The Nassim unit tops Q2 resale gains, with seller reaping S$6m profit after 4 years
The Nassim unit tops Q2 resale gains, with seller reaping S$6m profit after 4 years. A S$6 million profit was pocketed by the seller of a 4,069 square foot (sq ft) unit at The Nassim in the second quarter, making it the most profitable deal by quantum in the resale market.
According to data compiled by Cushman & Wakefield for The Business Times, the unit at the freehold condominium in prime District 10 purchased for around S$14 million (S$3,440 per sq ft) in February 2018 was sold for S$20 million (S$4,915 psf) in May this year. This equates to an 8.7 percent annualized profit. The profit was calculated to be 43 percent in percentage terms based on the purchase price. Cushman & Wakefield examined caveats for private, non-landed homes with a prior purchase history between January 2012 and June 2022, and which were transacted in Q2 2022, for its study. It then ranked the top five profit-making and loss-making deals in terms of percentage and dollar amount. Transaction costs and taxes, such as buyer and seller stamp duties, were not included in the analysis.

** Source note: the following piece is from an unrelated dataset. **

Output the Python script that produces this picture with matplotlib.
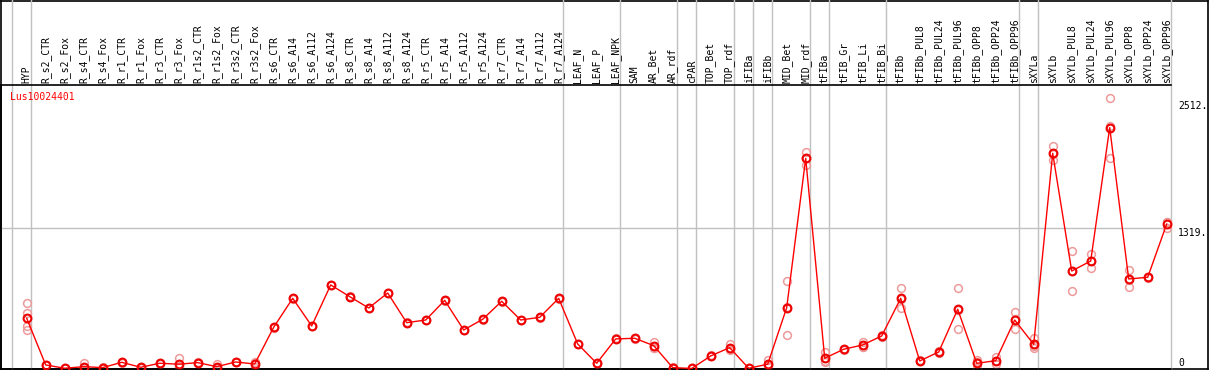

Due to the higher prices and transacted unit sizes in the CCR, the five largest money-making transactions in the resale market by quantum in Q2 were all freehold units in the CCR, according to the data. “The CCR market remains ideal for high-net-worth investors looking to invest significant amounts of capital in the market,” said Wong Xian Yang, head of research at Cushman & Wakefield. The five most profitable transactions, on the other hand, occurred in the Rest of Central Region or Outside the Central Region (OCR), with sellers pocketing profits ranging from 62% to 70%.
The most profitable deal in terms of percentage was for a 2,626 sq ft unit at 999-year leasehold D’Banyan in Sembawang, where the seller made a tidy profit of 70%. The unit was purchased in September 2016 for nearly S$1.24 million (S$471 psf) and sold for S$2.1 million (S$800 psf) in June. The seller made an annualised profit of 9.6 percent after nearly 6 years of holding. In this case, the timing of the purchase in 2016 was fortunate, as it occurred just before the market began to pick up steam in the second half of 2017.
Wong noted that as a result of the property cooling measures and loan curbs, RCR and OCR prices have benefited from a shift in demand toward more affordable city fringe and mass market properties. Furthermore, as infrastructure and amenities have improved accessibility and convenience, the appeal of properties in the RCR and OCR has grown. “Rising new-launch prices in the RCR and OCR would have positive spillover effects for the resale market,” Wong continued. From 2012 to H1 2022, RCR and OCR new-launch median prices for non-landed homes of 800 to 1,100 sq ft increased by 56.3 percent and 84.3 percent, respectively.”